PROBLEM DESCRIPTION — Working from the top of the listing below, retype each line through the line containing "const antiSTicks = [1, 10, 100, 1000];", both included, with no pictures.
+ + + + + + +
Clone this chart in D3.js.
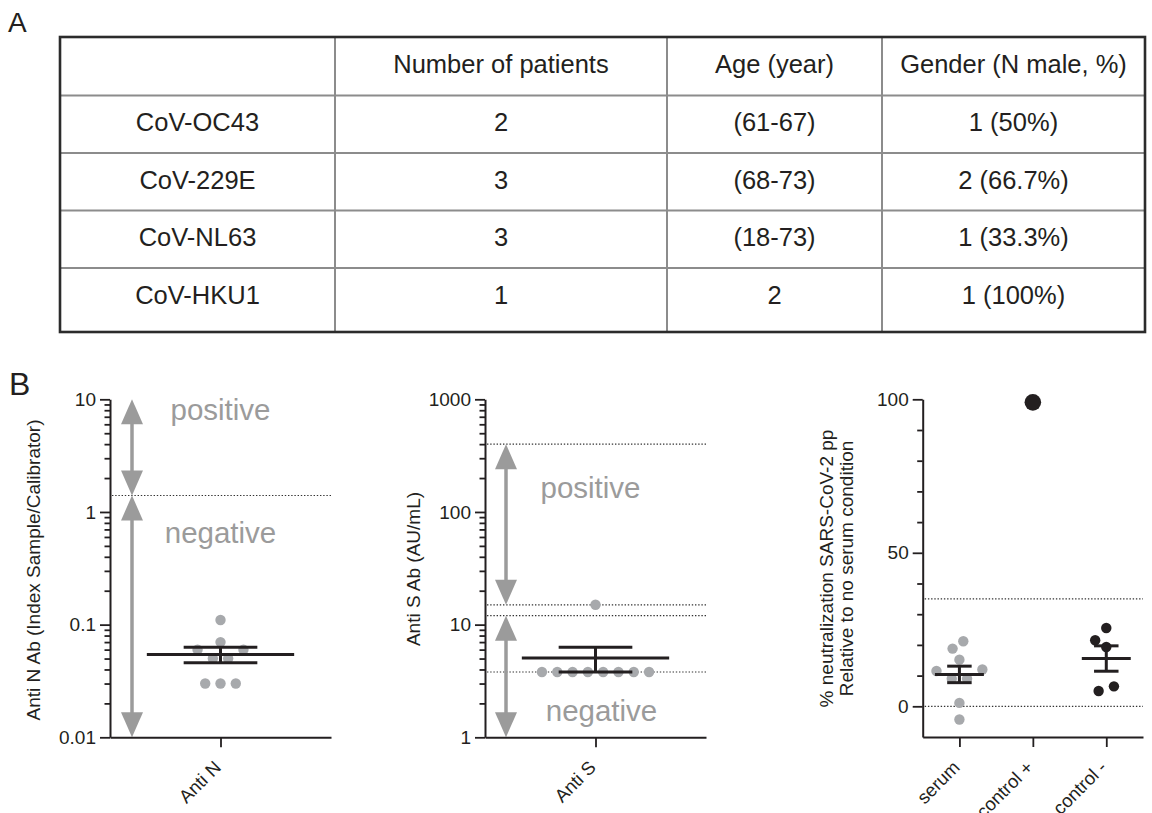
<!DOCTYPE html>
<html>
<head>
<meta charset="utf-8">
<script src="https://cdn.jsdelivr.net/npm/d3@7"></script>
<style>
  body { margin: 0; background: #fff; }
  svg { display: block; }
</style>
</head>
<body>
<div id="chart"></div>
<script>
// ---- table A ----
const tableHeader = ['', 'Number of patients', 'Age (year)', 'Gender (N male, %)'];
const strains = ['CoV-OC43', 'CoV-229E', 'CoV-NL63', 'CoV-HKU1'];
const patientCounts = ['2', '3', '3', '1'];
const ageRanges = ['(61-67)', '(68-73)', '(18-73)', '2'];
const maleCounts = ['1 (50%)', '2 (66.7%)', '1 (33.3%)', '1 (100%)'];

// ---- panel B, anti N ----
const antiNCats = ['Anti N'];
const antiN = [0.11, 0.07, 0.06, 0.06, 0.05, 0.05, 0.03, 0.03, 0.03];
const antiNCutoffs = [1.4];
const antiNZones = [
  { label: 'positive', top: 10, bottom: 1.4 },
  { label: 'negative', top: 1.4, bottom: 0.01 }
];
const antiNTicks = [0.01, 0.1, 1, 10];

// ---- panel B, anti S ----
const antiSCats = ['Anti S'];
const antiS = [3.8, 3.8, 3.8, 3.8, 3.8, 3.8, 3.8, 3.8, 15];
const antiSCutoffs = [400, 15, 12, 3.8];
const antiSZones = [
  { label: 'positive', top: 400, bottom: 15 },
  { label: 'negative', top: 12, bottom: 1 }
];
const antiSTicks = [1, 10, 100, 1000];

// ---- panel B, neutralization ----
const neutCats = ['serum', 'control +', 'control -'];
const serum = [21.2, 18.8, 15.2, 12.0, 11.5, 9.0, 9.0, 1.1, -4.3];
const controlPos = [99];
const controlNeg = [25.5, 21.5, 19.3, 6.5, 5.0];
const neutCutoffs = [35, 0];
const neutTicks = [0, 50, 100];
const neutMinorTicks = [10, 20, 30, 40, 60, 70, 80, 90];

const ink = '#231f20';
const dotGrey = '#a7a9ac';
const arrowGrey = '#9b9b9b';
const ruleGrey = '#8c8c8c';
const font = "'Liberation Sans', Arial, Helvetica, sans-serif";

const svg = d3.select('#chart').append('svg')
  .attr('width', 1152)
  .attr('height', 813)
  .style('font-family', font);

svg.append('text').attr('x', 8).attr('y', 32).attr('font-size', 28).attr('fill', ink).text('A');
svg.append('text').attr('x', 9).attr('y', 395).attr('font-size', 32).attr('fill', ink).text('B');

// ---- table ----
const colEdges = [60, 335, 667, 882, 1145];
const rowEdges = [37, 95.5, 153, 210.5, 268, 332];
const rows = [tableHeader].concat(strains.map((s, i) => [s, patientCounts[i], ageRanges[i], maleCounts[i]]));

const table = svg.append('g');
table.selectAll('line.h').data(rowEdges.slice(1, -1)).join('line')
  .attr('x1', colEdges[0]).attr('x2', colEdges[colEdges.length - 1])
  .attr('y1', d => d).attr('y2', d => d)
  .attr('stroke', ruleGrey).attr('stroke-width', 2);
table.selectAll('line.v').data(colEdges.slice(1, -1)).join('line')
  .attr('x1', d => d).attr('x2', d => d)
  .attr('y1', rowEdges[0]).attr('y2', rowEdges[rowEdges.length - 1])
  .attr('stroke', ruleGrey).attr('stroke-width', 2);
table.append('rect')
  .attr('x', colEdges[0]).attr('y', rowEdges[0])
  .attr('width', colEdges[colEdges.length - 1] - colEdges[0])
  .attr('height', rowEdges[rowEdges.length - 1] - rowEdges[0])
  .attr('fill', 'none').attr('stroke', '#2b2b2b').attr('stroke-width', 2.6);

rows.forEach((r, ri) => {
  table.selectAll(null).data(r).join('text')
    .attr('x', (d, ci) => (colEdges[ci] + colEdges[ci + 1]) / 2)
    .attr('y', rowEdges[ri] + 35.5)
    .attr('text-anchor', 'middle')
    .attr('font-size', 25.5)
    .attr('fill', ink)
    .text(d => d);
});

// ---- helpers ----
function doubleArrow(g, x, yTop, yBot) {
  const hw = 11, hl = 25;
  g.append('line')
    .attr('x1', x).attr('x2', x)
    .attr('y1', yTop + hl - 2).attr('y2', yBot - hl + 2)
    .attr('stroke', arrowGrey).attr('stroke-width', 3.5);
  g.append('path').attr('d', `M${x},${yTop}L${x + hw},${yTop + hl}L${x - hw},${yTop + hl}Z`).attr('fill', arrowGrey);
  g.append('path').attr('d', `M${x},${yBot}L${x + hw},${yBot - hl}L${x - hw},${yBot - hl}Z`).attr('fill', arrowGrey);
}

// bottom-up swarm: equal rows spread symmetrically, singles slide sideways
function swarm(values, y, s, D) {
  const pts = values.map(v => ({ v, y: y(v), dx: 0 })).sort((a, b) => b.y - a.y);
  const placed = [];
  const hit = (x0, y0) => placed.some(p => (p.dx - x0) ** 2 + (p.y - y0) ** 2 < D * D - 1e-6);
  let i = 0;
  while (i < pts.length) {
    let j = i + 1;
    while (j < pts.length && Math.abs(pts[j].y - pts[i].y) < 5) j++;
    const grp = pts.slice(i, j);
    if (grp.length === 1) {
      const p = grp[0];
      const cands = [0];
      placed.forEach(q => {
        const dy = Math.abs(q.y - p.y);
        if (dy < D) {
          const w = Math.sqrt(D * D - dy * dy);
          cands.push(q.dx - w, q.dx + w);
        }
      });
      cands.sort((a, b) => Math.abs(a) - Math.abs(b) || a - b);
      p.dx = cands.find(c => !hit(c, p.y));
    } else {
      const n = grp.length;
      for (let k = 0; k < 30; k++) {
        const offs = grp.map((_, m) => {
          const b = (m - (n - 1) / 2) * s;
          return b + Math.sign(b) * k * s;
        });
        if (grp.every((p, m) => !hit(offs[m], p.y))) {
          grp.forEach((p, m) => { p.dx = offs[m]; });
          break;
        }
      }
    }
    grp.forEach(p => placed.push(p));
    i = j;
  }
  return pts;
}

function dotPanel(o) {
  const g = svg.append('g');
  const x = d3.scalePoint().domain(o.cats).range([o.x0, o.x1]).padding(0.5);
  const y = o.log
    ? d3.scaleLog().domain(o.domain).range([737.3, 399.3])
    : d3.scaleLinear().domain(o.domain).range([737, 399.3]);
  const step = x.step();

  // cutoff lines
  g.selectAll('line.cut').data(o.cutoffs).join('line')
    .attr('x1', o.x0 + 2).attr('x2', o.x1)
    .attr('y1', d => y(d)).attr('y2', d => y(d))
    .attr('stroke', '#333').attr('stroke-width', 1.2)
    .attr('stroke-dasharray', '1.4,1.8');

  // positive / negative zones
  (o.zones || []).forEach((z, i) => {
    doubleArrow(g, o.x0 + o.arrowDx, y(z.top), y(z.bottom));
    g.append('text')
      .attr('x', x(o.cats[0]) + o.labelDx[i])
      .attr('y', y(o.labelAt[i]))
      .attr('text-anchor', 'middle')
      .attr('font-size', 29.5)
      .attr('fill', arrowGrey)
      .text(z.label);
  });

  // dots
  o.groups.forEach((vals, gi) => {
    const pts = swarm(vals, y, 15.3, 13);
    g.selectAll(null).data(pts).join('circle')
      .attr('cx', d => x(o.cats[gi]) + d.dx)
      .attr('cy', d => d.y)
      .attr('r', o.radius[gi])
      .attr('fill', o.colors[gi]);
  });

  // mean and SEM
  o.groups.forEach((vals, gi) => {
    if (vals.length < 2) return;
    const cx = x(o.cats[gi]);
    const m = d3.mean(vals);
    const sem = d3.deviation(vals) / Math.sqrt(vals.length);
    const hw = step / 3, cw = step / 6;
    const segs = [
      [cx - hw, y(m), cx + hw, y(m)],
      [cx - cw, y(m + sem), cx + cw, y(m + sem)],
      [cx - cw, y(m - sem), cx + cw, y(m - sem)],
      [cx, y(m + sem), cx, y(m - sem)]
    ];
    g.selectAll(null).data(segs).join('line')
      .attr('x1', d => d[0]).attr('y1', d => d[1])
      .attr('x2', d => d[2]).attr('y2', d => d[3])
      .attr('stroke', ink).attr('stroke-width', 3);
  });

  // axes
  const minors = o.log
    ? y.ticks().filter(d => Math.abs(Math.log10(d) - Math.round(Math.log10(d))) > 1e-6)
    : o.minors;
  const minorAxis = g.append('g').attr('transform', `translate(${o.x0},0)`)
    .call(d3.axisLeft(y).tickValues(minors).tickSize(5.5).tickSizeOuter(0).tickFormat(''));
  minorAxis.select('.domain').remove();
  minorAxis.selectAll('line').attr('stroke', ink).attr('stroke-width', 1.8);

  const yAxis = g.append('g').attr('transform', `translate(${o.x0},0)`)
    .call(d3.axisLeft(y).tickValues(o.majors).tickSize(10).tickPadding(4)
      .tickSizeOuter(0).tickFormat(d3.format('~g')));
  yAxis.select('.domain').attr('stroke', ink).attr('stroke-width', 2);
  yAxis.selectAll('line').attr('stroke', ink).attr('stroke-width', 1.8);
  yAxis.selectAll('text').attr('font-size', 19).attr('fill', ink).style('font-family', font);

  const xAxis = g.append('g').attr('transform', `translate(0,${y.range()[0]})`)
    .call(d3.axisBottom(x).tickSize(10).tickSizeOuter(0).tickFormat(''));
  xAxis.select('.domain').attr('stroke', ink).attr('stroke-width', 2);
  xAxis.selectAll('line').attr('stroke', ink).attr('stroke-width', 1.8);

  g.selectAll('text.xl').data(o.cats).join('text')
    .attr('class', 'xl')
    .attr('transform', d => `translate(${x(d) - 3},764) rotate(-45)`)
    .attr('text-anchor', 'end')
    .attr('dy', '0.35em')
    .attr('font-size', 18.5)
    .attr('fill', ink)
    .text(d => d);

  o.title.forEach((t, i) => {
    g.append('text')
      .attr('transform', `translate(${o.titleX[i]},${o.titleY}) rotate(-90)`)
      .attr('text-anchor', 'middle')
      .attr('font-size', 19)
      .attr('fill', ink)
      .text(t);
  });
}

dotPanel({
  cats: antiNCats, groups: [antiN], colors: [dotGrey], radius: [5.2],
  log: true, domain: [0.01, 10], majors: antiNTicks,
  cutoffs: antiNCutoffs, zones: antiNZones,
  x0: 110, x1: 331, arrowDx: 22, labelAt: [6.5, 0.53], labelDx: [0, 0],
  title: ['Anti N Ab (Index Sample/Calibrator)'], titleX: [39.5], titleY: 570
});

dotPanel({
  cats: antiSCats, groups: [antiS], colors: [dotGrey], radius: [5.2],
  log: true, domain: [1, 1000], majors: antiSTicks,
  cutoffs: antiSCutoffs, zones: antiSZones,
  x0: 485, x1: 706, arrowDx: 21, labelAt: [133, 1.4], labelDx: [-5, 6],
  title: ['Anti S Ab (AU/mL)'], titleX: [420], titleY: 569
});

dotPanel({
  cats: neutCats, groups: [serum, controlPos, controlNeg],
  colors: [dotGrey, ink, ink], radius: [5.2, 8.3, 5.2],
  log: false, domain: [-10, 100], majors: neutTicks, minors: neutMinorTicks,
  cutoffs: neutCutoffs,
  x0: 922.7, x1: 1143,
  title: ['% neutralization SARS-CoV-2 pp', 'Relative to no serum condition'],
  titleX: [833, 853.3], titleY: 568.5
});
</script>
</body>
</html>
+ + + + + + +
WRITTEN SOLUTION —
Clone this chart in D3.js.
<!DOCTYPE html>
<html>
<head>
<meta charset="utf-8">
<script src="https://cdn.jsdelivr.net/npm/d3@7"></script>
<style>
  body { margin: 0; background: #fff; }
  svg { display: block; }
</style>
</head>
<body>
<div id="chart"></div>
<script>
// ---- table A ----
const tableHeader = ['', 'Number of patients', 'Age (year)', 'Gender (N male, %)'];
const strains = ['CoV-OC43', 'CoV-229E', 'CoV-NL63', 'CoV-HKU1'];
const patientCounts = ['2', '3', '3', '1'];
const ageRanges = ['(61-67)', '(68-73)', '(18-73)', '2'];
const maleCounts = ['1 (50%)', '2 (66.7%)', '1 (33.3%)', '1 (100%)'];

// ---- panel B, anti N ----
const antiNCats = ['Anti N'];
const antiN = [0.11, 0.07, 0.06, 0.06, 0.05, 0.05, 0.03, 0.03, 0.03];
const antiNCutoffs = [1.4];
const antiNZones = [
  { label: 'positive', top: 10, bottom: 1.4 },
  { label: 'negative', top: 1.4, bottom: 0.01 }
];
const antiNTicks = [0.01, 0.1, 1, 10];

// ---- panel B, anti S ----
const antiSCats = ['Anti S'];
const antiS = [3.8, 3.8, 3.8, 3.8, 3.8, 3.8, 3.8, 3.8, 15];
const antiSCutoffs = [400, 15, 12, 3.8];
const antiSZones = [
  { label: 'positive', top: 400, bottom: 15 },
  { label: 'negative', top: 12, bottom: 1 }
];
const antiSTicks = [1, 10, 100, 1000];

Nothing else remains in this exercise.